The SEC claimed that it would consent to the request only if the defendants agreed to reopen discovery. The plaintiff wanted to serve several subpoenas in order to be able to obtain video material that would bolster its own claims.
Ripple insisted that it wasn’t seeking to reopen the discovery process with its two requests. Its motions relate back to the requests for admission that Ripple served before the end of the fast discovery process in late August.
In her ruling, Judge Netburn has ignored the SEC’s argument about the defendants trying to reopen fast discovery.
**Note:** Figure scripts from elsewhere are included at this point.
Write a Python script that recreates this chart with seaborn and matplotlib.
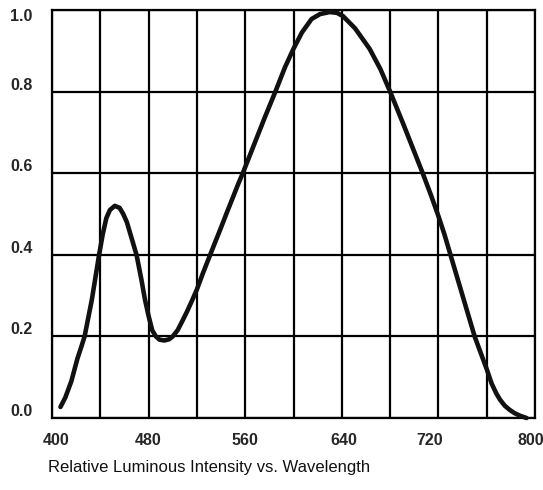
import matplotlib
matplotlib.use("Agg")
import matplotlib.pyplot as plt
import matplotlib.transforms as mtransforms
import seaborn as sns

# spectrum (nm, relative intensity)
wavelength = [407, 411, 416, 421, 424, 427, 430, 433, 436, 439, 442, 445, 448, 452,
              456, 459, 462, 466, 470, 474, 477, 480, 483, 486, 489, 493, 497, 500,
              504, 508, 512, 516, 520, 525, 531, 535, 540, 545, 550, 554, 558, 568,
              576, 585, 593, 600, 607, 615, 622, 630, 636, 641, 651, 663, 672, 680,
              691, 699, 707, 714, 720, 725, 730, 735, 740, 745, 750, 755, 760, 764,
              768, 771, 775, 779, 783, 788, 793]
intensity = [0.027, 0.05, 0.09, 0.145, 0.172, 0.20, 0.245, 0.29, 0.345, 0.40, 0.45, 0.49, 0.51, 0.52,
             0.515, 0.50, 0.48, 0.44, 0.40, 0.34, 0.29, 0.25, 0.215, 0.20, 0.192, 0.19, 0.193, 0.20,
             0.215, 0.238, 0.262, 0.288, 0.315, 0.355, 0.40, 0.43, 0.467, 0.505, 0.542, 0.572, 0.60, 0.675,
             0.735, 0.80, 0.86, 0.905, 0.945, 0.978, 0.99, 0.995, 0.993, 0.985, 0.955, 0.905, 0.855, 0.80,
             0.72, 0.66, 0.60, 0.545, 0.495, 0.45, 0.40, 0.35, 0.30, 0.25, 0.20, 0.16, 0.12, 0.085,
             0.06, 0.045, 0.03, 0.02, 0.012, 0.005, 0.0]

x_grid = [400, 440, 480, 520, 560, 600, 640, 680, 720, 760, 800]
x_labeled = [400, 480, 560, 640, 720, 800]
y_ticks = [0.0, 0.2, 0.4, 0.6, 0.8, 1.0]
y_labels = ['0.0', '0.2', '0.4', '0.6', '0.8', '1.0']
caption = 'Relative Luminous Intensity vs. Wavelength'

sns.set_style('white')
plt.rcParams['font.family'] = ['Liberation Sans', 'DejaVu Sans']

fig, ax = plt.subplots(figsize=(5.43, 4.90), dpi=100)
fig.subplots_adjust(left=52/543, right=535/543, top=1 - 10/490, bottom=1 - 418/490)

# the curve
sns.lineplot(x=wavelength, y=intensity, ax=ax, color='#111111', linewidth=3.3,
             clip_on=False, zorder=3, solid_joinstyle='round', solid_capstyle='round')

ax.set_xlim(400, 800)
ax.set_ylim(0, 1.0)
ax.set_xticks(x_grid)
ax.set_xticklabels([str(v) if v in x_labeled else '' for v in x_grid])
ax.set_yticks(y_ticks)
ax.set_yticklabels(y_labels)
ax.grid(True, color='black', linewidth=1.6)
ax.set_axisbelow(True)
for s in ax.spines.values():
    s.set_visible(True)
    s.set_color('black')
    s.set_linewidth(1.6)

ax.tick_params(axis='x', length=0, labelsize=11.5, pad=11)
ax.tick_params(axis='y', length=0, labelsize=11.5, pad=14)

# nudge labels the way the original sheet has them
x_shift = {'400': 4, '640': 2, '720': -9, '800': -4}
for lab in ax.get_xticklabels():
    lab.set_fontweight('bold')
    dx = x_shift.get(lab.get_text(), 0)
    lab.set_transform(lab.get_transform() + mtransforms.ScaledTranslation(dx/100, 0, fig.dpi_scale_trans))
for lab in ax.get_yticklabels():
    lab.set_fontweight('bold')
    dy = -5 if lab.get_text() == '1.0' else 8
    lab.set_transform(lab.get_transform() + mtransforms.ScaledTranslation(0, dy/100, fig.dpi_scale_trans))

ax.set_xlabel('')
ax.set_ylabel('')

fig.text(48/543, 1 - 467/490, caption, ha='left', va='center', fontsize=12, color='#111111')

fig.savefig('out.png', dpi=100)
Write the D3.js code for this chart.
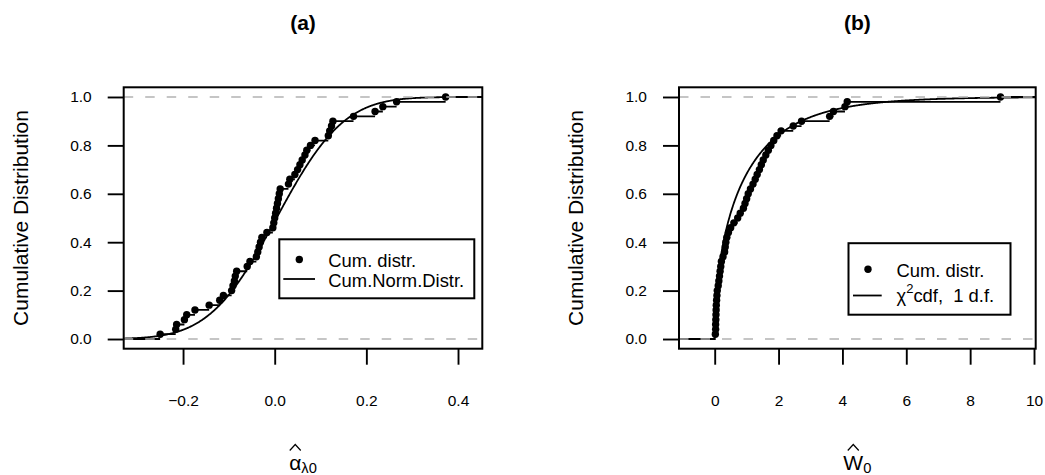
<!DOCTYPE html>
<html><head><meta charset="utf-8">
<script src="https://cdn.jsdelivr.net/npm/d3@7"></script>
<style>
body{margin:0;background:#fff;}
svg{display:block;font-family:"Liberation Sans", Arial, Helvetica, sans-serif;}
</style></head><body>
<svg id="chart" width="1045" height="475"></svg>
<script>
// ---- data ----
const alphaHat = [-0.250,-0.216,-0.214,-0.197,-0.192,-0.174,-0.143,-0.120,-0.112,-0.094,
  -0.091,-0.088,-0.086,-0.083,-0.060,-0.054,-0.040,-0.037,-0.034,-0.031,
  -0.028,-0.017,-0.004,-0.002,0.000,0.002,0.004,0.006,0.008,0.010,
  0.012,0.030,0.033,0.044,0.050,0.055,0.060,0.066,0.070,0.078,
  0.088,0.117,0.120,0.124,0.127,0.172,0.219,0.236,0.266,0.373];
const w0Hat = [0.02,0.03,0.03,0.035,0.04,0.045,0.05,0.06,0.07,0.08,
  0.11,0.13,0.15,0.17,0.19,0.21,0.26,0.31,0.33,0.35,
  0.38,0.43,0.50,0.60,0.72,0.80,0.90,0.95,1.00,1.05,
  1.12,1.20,1.27,1.33,1.40,1.46,1.52,1.60,1.68,1.76,
  1.85,1.95,2.08,2.46,2.72,3.60,3.72,4.08,4.15,8.95];
const yTickValues = [0, 0.2, 0.4, 0.6, 0.8, 1.0];
const xTicksA = [-0.2, 0.0, 0.2, 0.4];
const xTicksB = [0, 2, 4, 6, 8, 10];
const normMean = 0.004, normSd = 0.115;   // fitted normal shown in (a)
const chiDf = 1;                          // chi-square d.f. in (b)
const titles = ["(a)", "(b)"];
const yTitle = "Cumulative Distribution";
const legendA = ["Cum. distr.", "Cum.Norm.Distr."];
const legendB = ["Cum. distr.", "cdf,  1 d.f."];

// ---- helpers ----
function erf(x){
  const s = Math.sign(x); x = Math.abs(x);
  const t = 1/(1+0.3275911*x);
  const y = 1-(((((1.061405429*t-1.453152027)*t)+1.421413741)*t-0.284496736)*t+0.254829592)*t*Math.exp(-x*x);
  return s*y;
}
const normCdf = x => 0.5*(1+erf((x-normMean)/(normSd*Math.SQRT2)));
const chiCdf = x => x <= 0 ? 0 : erf(Math.sqrt(x/2)); // 1 d.f.

const svg = d3.select("#chart");
const FONT_TICK = 15.5, FONT_LAB = 21, FONT_LEG = 18.4;
const LW = 1.8, PR = 3.7;

const panels = [
  {data: alphaHat, cdf: normCdf, xDomain: [-0.3295, 0.453], x0: 123.7, x1: 482.3,
   xTicks: xTicksA, fmt: d3.format(".1f"), title: titles[0], yTitleX: 28.3,
   xlab: {main: "α", sub: "λ0"},
   leg: {bx0: 279.3, by0: 239.3, bx1: 474.3, by1: 298.3, px: 299.3, py: 259.5,
         lx0: 283.3, lx1: 315, ly: 279, tx: 328.3, t1: 266.5, t2: 286.5, chi: false}},
  {data: w0Hat, cdf: chiCdf, xDomain: [-1.118, 10.053], x0: 679, x1: 1035.7,
   xTicks: xTicksB, fmt: d3.format("d"), title: titles[1], yTitleX: 583.3,
   xlab: {main: "W", sub: "0"},
   leg: {bx0: 848.5, by0: 243.2, bx1: 1010.5, by1: 314.7, px: 868, py: 269.3,
         lx0: 853, lx1: 881.7, ly: 295.5, tx: 896.5, t1: 276.5, t2: 301.7, chi: true}}
];
const yTop = 87.3, yBot = 348.7;

panels.forEach((p, k) => {
  const x = d3.scaleLinear().domain(p.xDomain).range([p.x0, p.x1]);
  const y = d3.scaleLinear().domain([-0.04, 1.04]).range([yBot, yTop]);
  const g = svg.append("g");
  const clipId = "clip" + k;
  svg.append("clipPath").attr("id", clipId).append("rect")
    .attr("x", p.x0).attr("y", yTop).attr("width", p.x1 - p.x0).attr("height", yBot - yTop);
  const plot = g.append("g").attr("clip-path", `url(#${clipId})`);

  // theoretical curve
  const [d0, d1] = p.xDomain;
  const N = 800;
  let xsC = d3.range(N + 1).map(i => d0 + (d1 - d0) * i / N);
  if (p.cdf === chiCdf) {
    const fine = d3.range(1, 200).map(i => Math.pow(i / 200, 2) * 1.0);
    xsC = xsC.concat([0], fine).sort((a, b) => a - b);
  }
  plot.append("path")
    .attr("d", d3.line().x(d => x(d)).y(d => y(p.cdf(d)))(xsC))
    .attr("fill", "none").attr("stroke", "#000").attr("stroke-width", LW);

  // ECDF horizontal steps
  const xs = p.data.slice().sort((a, b) => a - b);
  const n = xs.length;
  const segs = [];
  segs.push([d0, xs[0], 0]);
  for (let i = 0; i < n - 1; i++) segs.push([xs[i], xs[i + 1], (i + 1) / n]);
  segs.push([xs[n - 1], d1, 1]);
  plot.selectAll("line.step").data(segs).enter().append("line")
    .attr("x1", d => x(d[0])).attr("x2", d => x(d[1]))
    .attr("y1", d => y(d[2])).attr("y2", d => y(d[2]))
    .attr("stroke", "#000").attr("stroke-width", LW);

  // points
  plot.selectAll("circle.pt").data(xs).enter().append("circle")
    .attr("cx", d => x(d)).attr("cy", (d, i) => y((i + 1) / n))
    .attr("r", PR).attr("fill", "#000");

  // 0/1 dashed lines
  plot.selectAll("line.h01").data([0, 1]).enter().append("line")
    .attr("x1", p.x0).attr("x2", p.x1).attr("y1", d => y(d)).attr("y2", d => y(d))
    .attr("stroke", "#b3b3b3").attr("stroke-width", 1.7).attr("stroke-dasharray", "9.5,12");

  // box
  g.append("rect").attr("x", p.x0).attr("y", yTop).attr("width", p.x1 - p.x0).attr("height", yBot - yTop)
    .attr("fill", "none").attr("stroke", "#000").attr("stroke-width", 2);

  // axes
  const ya = g.append("g").attr("transform", `translate(${p.x0},0)`)
    .call(d3.axisLeft(y).tickValues(yTickValues).tickFormat(d3.format(".1f")).tickSize(16).tickPadding(16));
  const xa = g.append("g").attr("transform", `translate(0,${yBot})`)
    .call(d3.axisBottom(x).tickValues(p.xTicks).tickFormat(p.fmt).tickSize(16).tickPadding(30));
  [ya, xa].forEach(a => {
    a.select(".domain").remove();
    a.selectAll(".tick line").attr("stroke", "#000").attr("stroke-width", 1.9);
    a.selectAll(".tick text").attr("fill", "#000").style("font-size", FONT_TICK + "px")
      .style("font-family", '"Liberation Sans", Arial, sans-serif');
  });

  // title
  const cx = (p.x0 + p.x1) / 2;
  g.append("text").attr("x", cx).attr("y", 30).attr("text-anchor", "middle")
    .style("font-size", FONT_LAB + "px").style("font-weight", "bold").text(p.title);

  // y title
  g.append("text").attr("transform", `translate(${p.yTitleX},${(yTop + yBot) / 2}) rotate(-90)`)
    .attr("text-anchor", "middle").style("font-size", FONT_LAB + "px").text(yTitle);

  // x label with hat and subscript
  const base = 469.5;
  const xl = g.append("text").attr("y", base).style("font-size", FONT_LAB + "px");
  const mainT = xl.append("tspan").text(p.xlab.main);
  xl.append("tspan").attr("dy", 3).style("font-size", "14.7px").text(p.xlab.sub);
  const wTot = xl.node().getComputedTextLength();
  const x0l = cx - wTot / 2;
  xl.attr("x", x0l);
  const wMain = mainT.node().getComputedTextLength();
  const hc = x0l + wMain / 2;
  g.append("path")
    .attr("d", `M${hc - 5.5},${base - 19} L${hc},${base - 25} L${hc + 5.5},${base - 19}`)
    .attr("fill", "none").attr("stroke", "#000").attr("stroke-width", 1.2);

  // legend
  const L = p.leg;
  const lg = g.append("g");
  lg.append("rect").attr("x", L.bx0).attr("y", L.by0).attr("width", L.bx1 - L.bx0).attr("height", L.by1 - L.by0)
    .attr("fill", "#fff").attr("stroke", "#000").attr("stroke-width", 2);
  lg.append("circle").attr("cx", L.px).attr("cy", L.py).attr("r", PR).attr("fill", "#000");
  lg.append("line").attr("x1", L.lx0).attr("x2", L.lx1).attr("y1", L.ly).attr("y2", L.ly)
    .attr("stroke", "#000").attr("stroke-width", LW);
  const labels = L.chi ? legendB : legendA;
  lg.append("text").attr("x", L.tx).attr("y", L.t1).style("font-size", FONT_LEG + "px").text(labels[0]);
  const t2 = lg.append("text").attr("x", L.tx).attr("y", L.t2).style("font-size", FONT_LEG + "px")
    .style("white-space", "pre");
  if (L.chi) {
    t2.append("tspan").text("χ");
    t2.append("tspan").attr("dy", -9).style("font-size", "13px").text("2");
    t2.append("tspan").attr("dy", 9).text(labels[1]);
  } else {
    t2.text(labels[1]);
  }
});
</script>
</body></html>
In a letter filed on Aug. 8, the plaintiff said that it took no position on the defendants’ motion to reopen fast discovery.
As noted by attorney Jeremy Hogan, a partner at the Hogan & Hogan legal firm, recently noted that authentication is “standard stuff,” which is why it shouldn’t be this difficult.
As reported by U.Today, Ripple also responded to the plaintiff’s objections regarding the recent court decisions related to the emails of former SEC official William Hinman. The defendants claim that the agency mischaracterized the judge’s rulings.